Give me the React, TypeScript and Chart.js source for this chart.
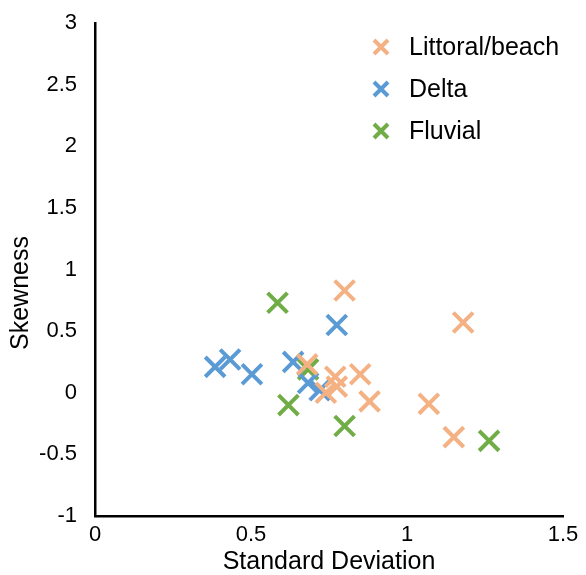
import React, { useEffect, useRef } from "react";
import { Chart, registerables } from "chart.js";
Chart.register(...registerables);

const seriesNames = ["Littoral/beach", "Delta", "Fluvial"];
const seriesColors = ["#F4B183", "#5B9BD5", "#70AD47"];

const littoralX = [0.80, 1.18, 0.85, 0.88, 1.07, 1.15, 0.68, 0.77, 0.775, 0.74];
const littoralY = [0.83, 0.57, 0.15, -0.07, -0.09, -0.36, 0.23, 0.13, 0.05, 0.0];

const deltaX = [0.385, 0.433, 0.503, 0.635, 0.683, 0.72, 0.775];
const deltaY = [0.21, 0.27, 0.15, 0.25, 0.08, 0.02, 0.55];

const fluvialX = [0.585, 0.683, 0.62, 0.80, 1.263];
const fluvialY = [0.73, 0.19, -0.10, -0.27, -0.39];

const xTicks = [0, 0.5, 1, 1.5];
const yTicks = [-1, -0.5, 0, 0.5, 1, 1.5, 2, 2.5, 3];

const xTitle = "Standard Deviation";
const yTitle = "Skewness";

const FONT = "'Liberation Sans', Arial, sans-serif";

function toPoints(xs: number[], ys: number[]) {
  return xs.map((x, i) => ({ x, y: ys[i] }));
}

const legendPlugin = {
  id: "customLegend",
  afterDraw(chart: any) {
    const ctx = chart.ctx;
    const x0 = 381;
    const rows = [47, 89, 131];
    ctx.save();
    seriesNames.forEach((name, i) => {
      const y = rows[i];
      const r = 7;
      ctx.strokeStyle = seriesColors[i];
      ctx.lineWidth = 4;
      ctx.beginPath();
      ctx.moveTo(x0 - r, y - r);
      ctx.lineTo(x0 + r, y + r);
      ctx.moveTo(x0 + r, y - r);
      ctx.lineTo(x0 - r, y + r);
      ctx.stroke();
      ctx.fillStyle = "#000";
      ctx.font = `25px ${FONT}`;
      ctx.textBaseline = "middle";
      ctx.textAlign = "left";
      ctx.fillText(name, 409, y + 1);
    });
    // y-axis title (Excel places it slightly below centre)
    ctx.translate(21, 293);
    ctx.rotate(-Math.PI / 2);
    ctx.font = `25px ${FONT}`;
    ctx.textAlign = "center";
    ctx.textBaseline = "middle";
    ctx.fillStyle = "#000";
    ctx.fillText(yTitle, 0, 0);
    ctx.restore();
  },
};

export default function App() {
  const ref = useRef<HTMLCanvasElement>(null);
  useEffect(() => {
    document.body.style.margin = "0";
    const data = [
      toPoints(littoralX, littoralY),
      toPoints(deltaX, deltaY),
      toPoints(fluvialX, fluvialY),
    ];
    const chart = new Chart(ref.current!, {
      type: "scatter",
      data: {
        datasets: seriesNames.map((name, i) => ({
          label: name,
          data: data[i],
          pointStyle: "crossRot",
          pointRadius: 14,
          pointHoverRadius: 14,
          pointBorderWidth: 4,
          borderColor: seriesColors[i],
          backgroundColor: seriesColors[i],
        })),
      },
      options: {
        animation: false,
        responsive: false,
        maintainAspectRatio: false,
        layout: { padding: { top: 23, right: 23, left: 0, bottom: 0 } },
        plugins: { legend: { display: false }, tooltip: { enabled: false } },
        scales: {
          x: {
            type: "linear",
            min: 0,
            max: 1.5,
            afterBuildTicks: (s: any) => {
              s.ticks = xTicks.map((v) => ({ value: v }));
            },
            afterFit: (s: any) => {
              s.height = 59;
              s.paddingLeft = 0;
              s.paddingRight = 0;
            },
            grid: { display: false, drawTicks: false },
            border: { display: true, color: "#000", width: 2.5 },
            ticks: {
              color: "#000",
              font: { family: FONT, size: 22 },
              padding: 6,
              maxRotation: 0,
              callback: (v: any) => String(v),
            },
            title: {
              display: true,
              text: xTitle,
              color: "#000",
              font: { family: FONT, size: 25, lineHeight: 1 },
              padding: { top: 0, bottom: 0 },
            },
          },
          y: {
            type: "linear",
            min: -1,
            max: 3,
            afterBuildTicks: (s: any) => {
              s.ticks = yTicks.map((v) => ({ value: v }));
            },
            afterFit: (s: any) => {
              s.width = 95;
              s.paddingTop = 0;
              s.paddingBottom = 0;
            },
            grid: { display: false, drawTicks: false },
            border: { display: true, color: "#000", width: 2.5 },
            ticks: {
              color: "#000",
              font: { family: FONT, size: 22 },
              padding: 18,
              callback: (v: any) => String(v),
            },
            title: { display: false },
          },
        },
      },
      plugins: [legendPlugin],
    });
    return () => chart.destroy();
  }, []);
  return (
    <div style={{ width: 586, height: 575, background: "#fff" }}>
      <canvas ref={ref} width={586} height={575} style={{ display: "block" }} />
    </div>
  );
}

--

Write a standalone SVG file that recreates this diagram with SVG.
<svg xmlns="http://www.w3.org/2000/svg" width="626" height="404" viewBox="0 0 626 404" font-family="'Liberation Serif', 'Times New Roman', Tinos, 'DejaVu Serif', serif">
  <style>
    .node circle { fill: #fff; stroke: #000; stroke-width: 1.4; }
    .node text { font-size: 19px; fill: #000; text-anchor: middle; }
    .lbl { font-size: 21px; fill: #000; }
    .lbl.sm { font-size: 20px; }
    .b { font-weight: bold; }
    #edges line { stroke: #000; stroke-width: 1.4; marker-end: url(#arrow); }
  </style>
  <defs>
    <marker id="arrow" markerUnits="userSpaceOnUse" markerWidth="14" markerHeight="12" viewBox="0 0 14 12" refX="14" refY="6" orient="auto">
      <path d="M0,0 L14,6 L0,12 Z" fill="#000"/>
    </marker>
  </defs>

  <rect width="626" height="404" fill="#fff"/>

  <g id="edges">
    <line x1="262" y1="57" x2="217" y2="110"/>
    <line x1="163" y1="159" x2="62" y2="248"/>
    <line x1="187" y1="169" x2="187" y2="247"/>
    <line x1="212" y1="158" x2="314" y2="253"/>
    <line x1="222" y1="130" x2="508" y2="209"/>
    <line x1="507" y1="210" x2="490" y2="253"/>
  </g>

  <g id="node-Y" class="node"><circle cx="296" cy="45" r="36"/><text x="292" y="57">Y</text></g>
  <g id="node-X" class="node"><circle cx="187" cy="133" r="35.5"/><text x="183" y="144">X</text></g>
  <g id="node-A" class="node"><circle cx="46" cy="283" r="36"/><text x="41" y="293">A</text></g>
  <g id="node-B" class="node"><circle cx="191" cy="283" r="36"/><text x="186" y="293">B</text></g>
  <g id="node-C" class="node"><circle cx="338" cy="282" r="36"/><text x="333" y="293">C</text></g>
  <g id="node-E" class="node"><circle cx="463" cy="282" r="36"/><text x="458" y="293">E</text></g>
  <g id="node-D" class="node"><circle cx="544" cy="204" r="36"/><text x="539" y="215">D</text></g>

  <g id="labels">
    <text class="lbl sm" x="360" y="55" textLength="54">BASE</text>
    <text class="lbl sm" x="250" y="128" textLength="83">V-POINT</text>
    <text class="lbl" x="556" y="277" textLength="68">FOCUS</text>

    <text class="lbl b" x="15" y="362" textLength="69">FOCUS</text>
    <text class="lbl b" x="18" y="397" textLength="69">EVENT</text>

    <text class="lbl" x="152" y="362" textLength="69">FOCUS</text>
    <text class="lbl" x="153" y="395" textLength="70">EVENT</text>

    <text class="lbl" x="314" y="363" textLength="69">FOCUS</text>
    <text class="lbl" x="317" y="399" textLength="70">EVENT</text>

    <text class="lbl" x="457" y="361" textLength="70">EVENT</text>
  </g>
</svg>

---

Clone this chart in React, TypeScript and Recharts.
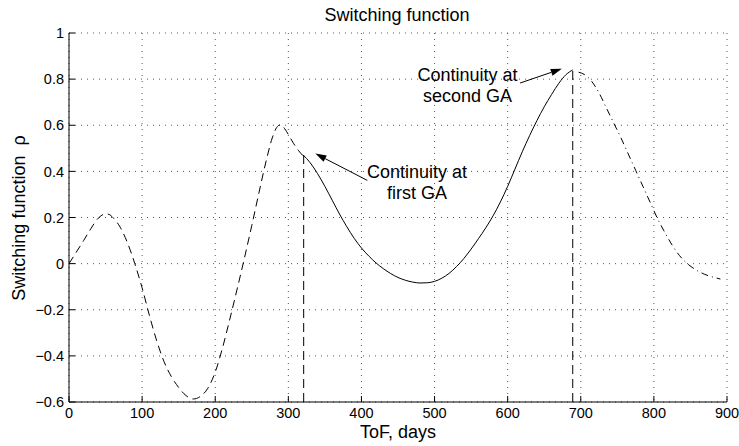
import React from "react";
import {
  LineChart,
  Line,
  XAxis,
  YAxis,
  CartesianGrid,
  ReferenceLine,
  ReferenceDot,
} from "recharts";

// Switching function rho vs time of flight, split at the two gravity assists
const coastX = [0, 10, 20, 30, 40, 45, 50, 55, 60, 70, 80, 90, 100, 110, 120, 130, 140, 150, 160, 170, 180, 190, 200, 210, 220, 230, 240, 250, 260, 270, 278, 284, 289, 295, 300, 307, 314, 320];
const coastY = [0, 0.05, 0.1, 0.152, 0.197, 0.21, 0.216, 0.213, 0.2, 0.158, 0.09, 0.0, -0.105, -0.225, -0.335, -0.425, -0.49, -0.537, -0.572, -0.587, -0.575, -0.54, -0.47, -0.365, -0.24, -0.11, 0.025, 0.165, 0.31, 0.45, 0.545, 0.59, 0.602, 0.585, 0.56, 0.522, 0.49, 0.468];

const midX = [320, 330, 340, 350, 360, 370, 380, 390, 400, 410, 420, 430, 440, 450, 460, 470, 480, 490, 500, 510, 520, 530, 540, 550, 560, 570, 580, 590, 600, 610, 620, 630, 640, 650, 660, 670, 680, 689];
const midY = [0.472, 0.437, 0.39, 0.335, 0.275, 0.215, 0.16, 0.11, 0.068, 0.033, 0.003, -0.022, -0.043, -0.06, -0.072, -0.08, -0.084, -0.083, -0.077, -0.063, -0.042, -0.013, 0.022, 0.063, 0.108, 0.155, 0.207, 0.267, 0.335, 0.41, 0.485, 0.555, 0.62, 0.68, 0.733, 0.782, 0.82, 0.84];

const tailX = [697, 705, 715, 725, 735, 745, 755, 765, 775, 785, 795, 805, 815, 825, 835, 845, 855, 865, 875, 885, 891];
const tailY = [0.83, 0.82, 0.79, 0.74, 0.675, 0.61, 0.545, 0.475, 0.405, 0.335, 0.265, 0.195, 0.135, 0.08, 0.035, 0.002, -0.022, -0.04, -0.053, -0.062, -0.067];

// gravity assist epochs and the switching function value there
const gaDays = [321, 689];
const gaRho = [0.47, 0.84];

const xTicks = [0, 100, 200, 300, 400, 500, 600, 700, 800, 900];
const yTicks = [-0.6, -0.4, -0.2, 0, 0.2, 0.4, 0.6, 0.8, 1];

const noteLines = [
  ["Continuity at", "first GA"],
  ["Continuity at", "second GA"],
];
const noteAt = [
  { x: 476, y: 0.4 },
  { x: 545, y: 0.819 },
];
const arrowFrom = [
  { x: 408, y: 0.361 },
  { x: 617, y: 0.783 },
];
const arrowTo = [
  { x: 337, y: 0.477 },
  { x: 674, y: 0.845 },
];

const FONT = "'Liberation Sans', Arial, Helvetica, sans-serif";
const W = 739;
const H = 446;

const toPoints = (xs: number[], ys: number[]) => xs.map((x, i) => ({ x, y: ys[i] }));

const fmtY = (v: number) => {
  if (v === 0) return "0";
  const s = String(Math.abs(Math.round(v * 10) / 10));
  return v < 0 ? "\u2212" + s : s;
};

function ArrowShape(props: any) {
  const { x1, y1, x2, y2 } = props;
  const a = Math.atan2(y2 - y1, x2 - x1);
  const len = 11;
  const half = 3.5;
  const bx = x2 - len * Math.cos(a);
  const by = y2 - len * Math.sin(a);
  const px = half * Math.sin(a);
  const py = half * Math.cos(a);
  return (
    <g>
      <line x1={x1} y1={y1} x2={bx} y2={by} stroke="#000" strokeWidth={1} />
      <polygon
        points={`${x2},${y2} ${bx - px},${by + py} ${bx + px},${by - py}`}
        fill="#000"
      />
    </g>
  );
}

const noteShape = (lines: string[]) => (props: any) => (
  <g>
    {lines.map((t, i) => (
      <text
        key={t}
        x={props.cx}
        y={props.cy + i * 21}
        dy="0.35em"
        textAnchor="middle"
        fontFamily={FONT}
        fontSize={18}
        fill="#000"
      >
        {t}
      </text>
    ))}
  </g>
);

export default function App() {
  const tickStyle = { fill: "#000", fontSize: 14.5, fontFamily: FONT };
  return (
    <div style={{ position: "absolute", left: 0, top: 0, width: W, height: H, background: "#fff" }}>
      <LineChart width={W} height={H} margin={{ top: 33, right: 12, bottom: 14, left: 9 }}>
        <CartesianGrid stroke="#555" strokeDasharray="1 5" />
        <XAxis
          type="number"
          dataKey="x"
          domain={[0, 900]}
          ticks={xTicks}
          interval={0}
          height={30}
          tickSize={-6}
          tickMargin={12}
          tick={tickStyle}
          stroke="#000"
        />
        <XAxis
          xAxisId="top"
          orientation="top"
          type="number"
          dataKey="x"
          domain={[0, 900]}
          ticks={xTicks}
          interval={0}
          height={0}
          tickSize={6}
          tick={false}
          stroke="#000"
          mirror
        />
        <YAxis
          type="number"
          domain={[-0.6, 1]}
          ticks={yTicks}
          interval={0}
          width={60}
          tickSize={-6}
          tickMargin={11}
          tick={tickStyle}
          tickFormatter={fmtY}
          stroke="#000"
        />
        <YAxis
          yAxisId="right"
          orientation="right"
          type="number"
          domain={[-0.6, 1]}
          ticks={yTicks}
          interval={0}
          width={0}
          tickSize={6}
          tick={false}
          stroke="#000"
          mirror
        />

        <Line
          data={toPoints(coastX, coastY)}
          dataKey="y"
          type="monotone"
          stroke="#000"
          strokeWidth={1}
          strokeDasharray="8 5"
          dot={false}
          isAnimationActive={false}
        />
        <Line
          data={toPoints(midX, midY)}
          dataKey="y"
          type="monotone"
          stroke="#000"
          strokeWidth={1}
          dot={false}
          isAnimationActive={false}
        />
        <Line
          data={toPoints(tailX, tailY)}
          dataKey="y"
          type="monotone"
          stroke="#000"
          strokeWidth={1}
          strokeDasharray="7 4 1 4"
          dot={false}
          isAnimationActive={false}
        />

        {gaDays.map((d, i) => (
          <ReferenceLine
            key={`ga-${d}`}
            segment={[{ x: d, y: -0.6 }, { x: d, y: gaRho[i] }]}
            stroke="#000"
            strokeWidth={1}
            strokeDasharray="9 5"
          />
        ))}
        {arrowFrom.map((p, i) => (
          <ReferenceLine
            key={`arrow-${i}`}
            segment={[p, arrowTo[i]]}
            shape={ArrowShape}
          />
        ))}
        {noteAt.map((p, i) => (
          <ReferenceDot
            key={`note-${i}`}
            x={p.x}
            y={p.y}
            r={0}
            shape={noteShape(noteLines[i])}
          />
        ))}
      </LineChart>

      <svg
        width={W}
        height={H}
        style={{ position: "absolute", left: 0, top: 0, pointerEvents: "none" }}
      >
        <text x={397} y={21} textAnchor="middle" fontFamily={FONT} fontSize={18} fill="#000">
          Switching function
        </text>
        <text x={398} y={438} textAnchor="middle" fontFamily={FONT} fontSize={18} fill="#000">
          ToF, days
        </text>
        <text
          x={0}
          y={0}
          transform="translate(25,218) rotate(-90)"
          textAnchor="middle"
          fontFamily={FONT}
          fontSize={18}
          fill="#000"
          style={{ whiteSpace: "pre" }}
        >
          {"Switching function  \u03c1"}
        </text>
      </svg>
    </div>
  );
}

▶ Your goal:
Pictures do not belong in the copy. Reproduce exactly the lines from the one with "Clone this chart" to the one with "0.522, 0.49, 0.468];", both lines included.

▶ In response:
Clone this chart in React, TypeScript and Recharts.
import React from "react";
import {
  LineChart,
  Line,
  XAxis,
  YAxis,
  CartesianGrid,
  ReferenceLine,
  ReferenceDot,
} from "recharts";

// Switching function rho vs time of flight, split at the two gravity assists
const coastX = [0, 10, 20, 30, 40, 45, 50, 55, 60, 70, 80, 90, 100, 110, 120, 130, 140, 150, 160, 170, 180, 190, 200, 210, 220, 230, 240, 250, 260, 270, 278, 284, 289, 295, 300, 307, 314, 320];
const coastY = [0, 0.05, 0.1, 0.152, 0.197, 0.21, 0.216, 0.213, 0.2, 0.158, 0.09, 0.0, -0.105, -0.225, -0.335, -0.425, -0.49, -0.537, -0.572, -0.587, -0.575, -0.54, -0.47, -0.365, -0.24, -0.11, 0.025, 0.165, 0.31, 0.45, 0.545, 0.59, 0.602, 0.585, 0.56, 0.522, 0.49, 0.468];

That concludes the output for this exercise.